What needs to be done
Will you write out the data exactly, excluding every picture?

Start of Task material

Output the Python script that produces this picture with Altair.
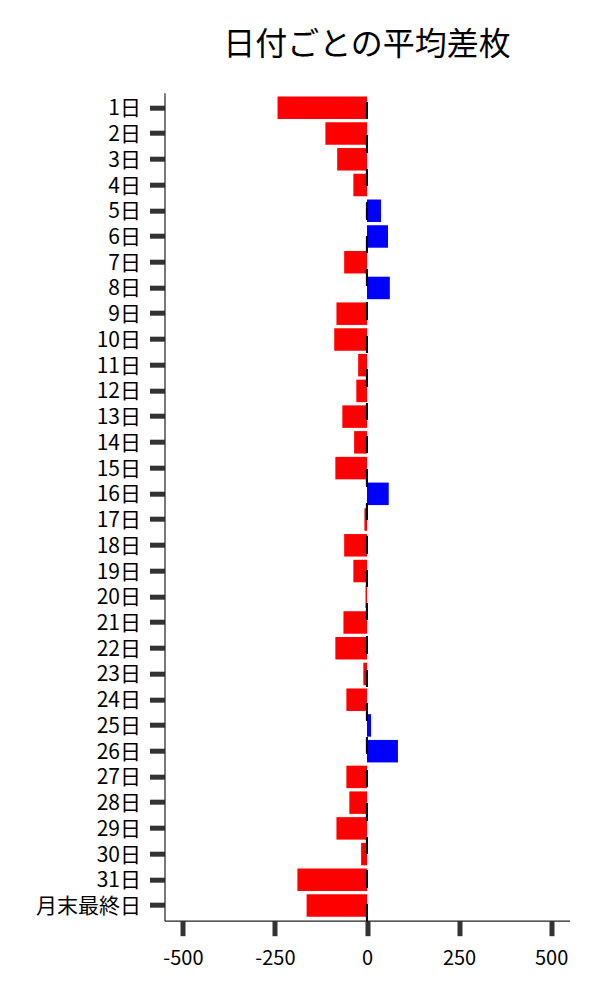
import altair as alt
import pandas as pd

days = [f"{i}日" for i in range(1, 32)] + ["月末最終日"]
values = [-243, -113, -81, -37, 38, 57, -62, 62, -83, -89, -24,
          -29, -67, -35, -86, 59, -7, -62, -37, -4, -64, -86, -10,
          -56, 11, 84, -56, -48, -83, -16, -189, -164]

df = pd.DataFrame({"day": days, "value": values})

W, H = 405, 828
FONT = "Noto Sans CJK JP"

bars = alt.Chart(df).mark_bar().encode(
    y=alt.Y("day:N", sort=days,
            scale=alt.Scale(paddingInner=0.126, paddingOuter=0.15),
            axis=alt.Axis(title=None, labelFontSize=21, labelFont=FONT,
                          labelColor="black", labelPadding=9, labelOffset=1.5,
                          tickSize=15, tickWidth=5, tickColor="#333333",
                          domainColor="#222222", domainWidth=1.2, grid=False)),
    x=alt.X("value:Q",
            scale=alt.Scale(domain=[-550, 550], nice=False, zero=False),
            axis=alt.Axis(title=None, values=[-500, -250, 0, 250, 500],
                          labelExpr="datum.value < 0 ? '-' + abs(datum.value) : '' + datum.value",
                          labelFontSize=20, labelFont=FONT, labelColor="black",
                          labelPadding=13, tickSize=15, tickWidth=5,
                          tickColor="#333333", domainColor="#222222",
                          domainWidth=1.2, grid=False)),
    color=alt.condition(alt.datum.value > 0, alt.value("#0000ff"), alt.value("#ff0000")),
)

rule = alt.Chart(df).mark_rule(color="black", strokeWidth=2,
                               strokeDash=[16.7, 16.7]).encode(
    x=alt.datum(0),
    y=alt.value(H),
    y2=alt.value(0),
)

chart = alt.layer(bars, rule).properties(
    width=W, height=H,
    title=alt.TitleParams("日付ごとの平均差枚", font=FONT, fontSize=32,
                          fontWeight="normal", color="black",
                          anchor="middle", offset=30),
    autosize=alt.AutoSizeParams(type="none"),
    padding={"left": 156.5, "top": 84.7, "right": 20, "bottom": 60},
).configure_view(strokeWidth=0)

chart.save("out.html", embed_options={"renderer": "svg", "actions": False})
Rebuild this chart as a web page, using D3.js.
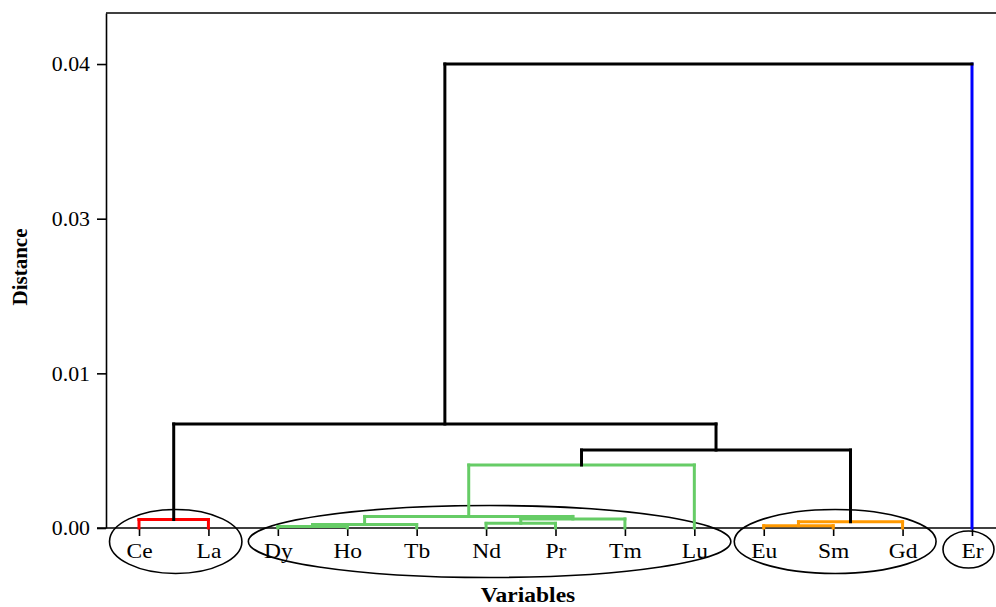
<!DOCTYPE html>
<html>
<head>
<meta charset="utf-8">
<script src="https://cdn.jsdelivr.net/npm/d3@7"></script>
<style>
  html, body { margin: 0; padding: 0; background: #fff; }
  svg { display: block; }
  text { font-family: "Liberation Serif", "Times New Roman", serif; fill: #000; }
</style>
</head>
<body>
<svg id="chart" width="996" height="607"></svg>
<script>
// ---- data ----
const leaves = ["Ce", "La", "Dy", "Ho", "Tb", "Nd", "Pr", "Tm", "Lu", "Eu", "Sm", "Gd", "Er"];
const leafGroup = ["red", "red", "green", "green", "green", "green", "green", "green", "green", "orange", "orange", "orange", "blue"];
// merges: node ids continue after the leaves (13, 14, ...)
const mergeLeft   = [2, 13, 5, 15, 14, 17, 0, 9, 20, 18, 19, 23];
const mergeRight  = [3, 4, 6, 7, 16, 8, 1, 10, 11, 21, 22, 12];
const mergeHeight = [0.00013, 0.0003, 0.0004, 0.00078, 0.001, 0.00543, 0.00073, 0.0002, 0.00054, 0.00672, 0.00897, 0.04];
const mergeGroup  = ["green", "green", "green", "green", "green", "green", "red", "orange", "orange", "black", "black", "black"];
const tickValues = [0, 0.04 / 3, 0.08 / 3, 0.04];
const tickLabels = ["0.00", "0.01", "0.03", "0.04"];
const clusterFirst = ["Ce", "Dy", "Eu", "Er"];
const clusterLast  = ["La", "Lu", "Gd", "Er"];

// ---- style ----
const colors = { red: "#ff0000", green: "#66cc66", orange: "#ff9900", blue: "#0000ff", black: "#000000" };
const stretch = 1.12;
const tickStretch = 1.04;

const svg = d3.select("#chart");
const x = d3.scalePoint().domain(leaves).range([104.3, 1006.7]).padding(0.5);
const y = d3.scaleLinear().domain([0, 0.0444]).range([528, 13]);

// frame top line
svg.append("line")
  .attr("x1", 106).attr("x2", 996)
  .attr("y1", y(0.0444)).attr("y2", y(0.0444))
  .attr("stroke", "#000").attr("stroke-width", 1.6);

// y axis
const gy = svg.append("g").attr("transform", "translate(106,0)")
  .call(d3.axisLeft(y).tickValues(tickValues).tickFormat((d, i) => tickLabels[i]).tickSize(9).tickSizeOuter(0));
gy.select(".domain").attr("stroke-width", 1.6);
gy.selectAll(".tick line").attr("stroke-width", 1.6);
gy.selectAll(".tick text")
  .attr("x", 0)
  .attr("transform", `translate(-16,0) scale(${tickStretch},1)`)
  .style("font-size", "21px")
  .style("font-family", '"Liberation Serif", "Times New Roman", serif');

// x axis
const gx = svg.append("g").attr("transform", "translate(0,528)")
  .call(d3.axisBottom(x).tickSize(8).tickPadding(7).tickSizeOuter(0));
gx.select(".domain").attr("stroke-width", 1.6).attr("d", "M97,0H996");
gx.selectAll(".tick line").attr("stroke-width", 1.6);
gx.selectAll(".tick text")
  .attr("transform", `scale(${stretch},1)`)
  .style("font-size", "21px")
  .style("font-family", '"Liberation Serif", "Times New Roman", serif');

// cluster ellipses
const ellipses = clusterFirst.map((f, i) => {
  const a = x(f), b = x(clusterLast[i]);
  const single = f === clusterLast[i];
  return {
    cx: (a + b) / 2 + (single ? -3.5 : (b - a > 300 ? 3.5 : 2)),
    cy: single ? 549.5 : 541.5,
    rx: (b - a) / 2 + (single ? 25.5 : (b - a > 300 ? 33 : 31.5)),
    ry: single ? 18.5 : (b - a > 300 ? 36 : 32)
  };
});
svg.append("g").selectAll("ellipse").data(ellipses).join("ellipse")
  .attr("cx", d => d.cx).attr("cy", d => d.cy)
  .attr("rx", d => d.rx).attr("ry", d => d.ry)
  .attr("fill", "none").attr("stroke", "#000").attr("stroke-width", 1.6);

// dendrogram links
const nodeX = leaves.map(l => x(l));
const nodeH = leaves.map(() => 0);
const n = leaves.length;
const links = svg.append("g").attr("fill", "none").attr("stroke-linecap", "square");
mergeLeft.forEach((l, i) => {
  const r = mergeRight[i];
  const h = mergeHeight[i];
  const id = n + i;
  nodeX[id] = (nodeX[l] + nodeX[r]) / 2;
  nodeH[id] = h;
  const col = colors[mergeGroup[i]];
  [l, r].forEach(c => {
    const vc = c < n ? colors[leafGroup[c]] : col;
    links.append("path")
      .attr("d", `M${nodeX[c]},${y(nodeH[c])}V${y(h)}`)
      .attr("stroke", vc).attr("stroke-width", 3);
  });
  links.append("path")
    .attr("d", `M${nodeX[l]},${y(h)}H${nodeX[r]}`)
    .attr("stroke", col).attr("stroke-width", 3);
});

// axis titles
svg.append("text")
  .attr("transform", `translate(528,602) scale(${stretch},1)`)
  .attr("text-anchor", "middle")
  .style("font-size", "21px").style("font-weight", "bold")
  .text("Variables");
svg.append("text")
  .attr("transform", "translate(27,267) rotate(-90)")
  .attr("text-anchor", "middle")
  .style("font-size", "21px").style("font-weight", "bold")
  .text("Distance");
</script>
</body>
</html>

End of Task material

Result
Output the Python script that produces this picture with Altair.
import altair as alt
import pandas as pd

days = [f"{i}日" for i in range(1, 32)] + ["月末最終日"]
values = [-243, -113, -81, -37, 38, 57, -62, 62, -83, -89, -24,
          -29, -67, -35, -86, 59, -7, -62, -37, -4, -64, -86, -10,
          -56, 11, 84, -56, -48, -83, -16, -189, -164]

df = pd.DataFrame({"day": days, "value": values})

W, H = 405, 828
FONT = "Noto Sans CJK JP"

bars = alt.Chart(df).mark_bar().encode(
    y=alt.Y("day:N", sort=days,
            scale=alt.Scale(paddingInner=0.126, paddingOuter=0.15),
            axis=alt.Axis(title=None, labelFontSize=21, labelFont=FONT,
                          labelColor="black", labelPadding=9, labelOffset=1.5,
                          tickSize=15, tickWidth=5, tickColor="#333333",
                          domainColor="#222222", domainWidth=1.2, grid=False)),
    x=alt.X("value:Q",
            scale=alt.Scale(domain=[-550, 550], nice=False, zero=False),
            axis=alt.Axis(title=None, values=[-500, -250, 0, 250, 500],
                          labelExpr="datum.value < 0 ? '-' + abs(datum.value) : '' + datum.value",
                          labelFontSize=20, labelFont=FONT, labelColor="black",
                          labelPadding=13, tickSize=15, tickWidth=5,
                          tickColor="#333333", domainColor="#222222",
                          domainWidth=1.2, grid=False)),
    color=alt.condition(alt.datum.value > 0, alt.value("#0000ff"), alt.value("#ff0000")),
)

rule = alt.Chart(df).mark_rule(color="black", strokeWidth=2,
                               strokeDash=[16.7, 16.7]).encode(
    x=alt.datum(0),
    y=alt.value(H),
    y2=alt.value(0),
)

chart = alt.layer(bars, rule).properties(
    width=W, height=H,
    title=alt.TitleParams("日付ごとの平均差枚", font=FONT, fontSize=32,
                          fontWeight="normal", color="black",
                          anchor="middle", offset=30),
    autosize=alt.AutoSizeParams(type="none"),
    padding={"left": 156.5, "top": 84.7, "right": 20, "bottom": 60},
).configure_view(strokeWidth=0)

chart.save("out.html", embed_options={"renderer": "svg", "actions": False})
Rebuild this chart as a web page, using D3.js.
<!DOCTYPE html>
<html>
<head>
<meta charset="utf-8">
<script src="https://cdn.jsdelivr.net/npm/d3@7"></script>
<style>
  html, body { margin: 0; padding: 0; background: #fff; }
  svg { display: block; }
  text { font-family: "Liberation Serif", "Times New Roman", serif; fill: #000; }
</style>
</head>
<body>
<svg id="chart" width="996" height="607"></svg>
<script>
// ---- data ----
const leaves = ["Ce", "La", "Dy", "Ho", "Tb", "Nd", "Pr", "Tm", "Lu", "Eu", "Sm", "Gd", "Er"];
const leafGroup = ["red", "red", "green", "green", "green", "green", "green", "green", "green", "orange", "orange", "orange", "blue"];
// merges: node ids continue after the leaves (13, 14, ...)
const mergeLeft   = [2, 13, 5, 15, 14, 17, 0, 9, 20, 18, 19, 23];
const mergeRight  = [3, 4, 6, 7, 16, 8, 1, 10, 11, 21, 22, 12];
const mergeHeight = [0.00013, 0.0003, 0.0004, 0.00078, 0.001, 0.00543, 0.00073, 0.0002, 0.00054, 0.00672, 0.00897, 0.04];
const mergeGroup  = ["green", "green", "green", "green", "green", "green", "red", "orange", "orange", "black", "black", "black"];
const tickValues = [0, 0.04 / 3, 0.08 / 3, 0.04];
const tickLabels = ["0.00", "0.01", "0.03", "0.04"];
const clusterFirst = ["Ce", "Dy", "Eu", "Er"];
const clusterLast  = ["La", "Lu", "Gd", "Er"];

// ---- style ----
const colors = { red: "#ff0000", green: "#66cc66", orange: "#ff9900", blue: "#0000ff", black: "#000000" };
const stretch = 1.12;
const tickStretch = 1.04;

const svg = d3.select("#chart");
const x = d3.scalePoint().domain(leaves).range([104.3, 1006.7]).padding(0.5);
const y = d3.scaleLinear().domain([0, 0.0444]).range([528, 13]);

// frame top line
svg.append("line")
  .attr("x1", 106).attr("x2", 996)
  .attr("y1", y(0.0444)).attr("y2", y(0.0444))
  .attr("stroke", "#000").attr("stroke-width", 1.6);

// y axis
const gy = svg.append("g").attr("transform", "translate(106,0)")
  .call(d3.axisLeft(y).tickValues(tickValues).tickFormat((d, i) => tickLabels[i]).tickSize(9).tickSizeOuter(0));
gy.select(".domain").attr("stroke-width", 1.6);
gy.selectAll(".tick line").attr("stroke-width", 1.6);
gy.selectAll(".tick text")
  .attr("x", 0)
  .attr("transform", `translate(-16,0) scale(${tickStretch},1)`)
  .style("font-size", "21px")
  .style("font-family", '"Liberation Serif", "Times New Roman", serif');

// x axis
const gx = svg.append("g").attr("transform", "translate(0,528)")
  .call(d3.axisBottom(x).tickSize(8).tickPadding(7).tickSizeOuter(0));
gx.select(".domain").attr("stroke-width", 1.6).attr("d", "M97,0H996");
gx.selectAll(".tick line").attr("stroke-width", 1.6);
gx.selectAll(".tick text")
  .attr("transform", `scale(${stretch},1)`)
  .style("font-size", "21px")
  .style("font-family", '"Liberation Serif", "Times New Roman", serif');

// cluster ellipses
const ellipses = clusterFirst.map((f, i) => {
  const a = x(f), b = x(clusterLast[i]);
  const single = f === clusterLast[i];
  return {
    cx: (a + b) / 2 + (single ? -3.5 : (b - a > 300 ? 3.5 : 2)),
    cy: single ? 549.5 : 541.5,
    rx: (b - a) / 2 + (single ? 25.5 : (b - a > 300 ? 33 : 31.5)),
    ry: single ? 18.5 : (b - a > 300 ? 36 : 32)
  };
});
svg.append("g").selectAll("ellipse").data(ellipses).join("ellipse")
  .attr("cx", d => d.cx).attr("cy", d => d.cy)
  .attr("rx", d => d.rx).attr("ry", d => d.ry)
  .attr("fill", "none").attr("stroke", "#000").attr("stroke-width", 1.6);

// dendrogram links
const nodeX = leaves.map(l => x(l));
const nodeH = leaves.map(() => 0);
const n = leaves.length;
const links = svg.append("g").attr("fill", "none").attr("stroke-linecap", "square");
mergeLeft.forEach((l, i) => {
  const r = mergeRight[i];
  const h = mergeHeight[i];
  const id = n + i;
  nodeX[id] = (nodeX[l] + nodeX[r]) / 2;
  nodeH[id] = h;
  const col = colors[mergeGroup[i]];
  [l, r].forEach(c => {
    const vc = c < n ? colors[leafGroup[c]] : col;
    links.append("path")
      .attr("d", `M${nodeX[c]},${y(nodeH[c])}V${y(h)}`)
      .attr("stroke", vc).attr("stroke-width", 3);
  });
  links.append("path")
    .attr("d", `M${nodeX[l]},${y(h)}H${nodeX[r]}`)
    .attr("stroke", col).attr("stroke-width", 3);
});

// axis titles
svg.append("text")
  .attr("transform", `translate(528,602) scale(${stretch},1)`)
  .attr("text-anchor", "middle")
  .style("font-size", "21px").style("font-weight", "bold")
  .text("Variables");
svg.append("text")
  .attr("transform", "translate(27,267) rotate(-90)")
  .attr("text-anchor", "middle")
  .style("font-size", "21px").style("font-weight", "bold")
  .text("Distance");
</script>
</body>
</html>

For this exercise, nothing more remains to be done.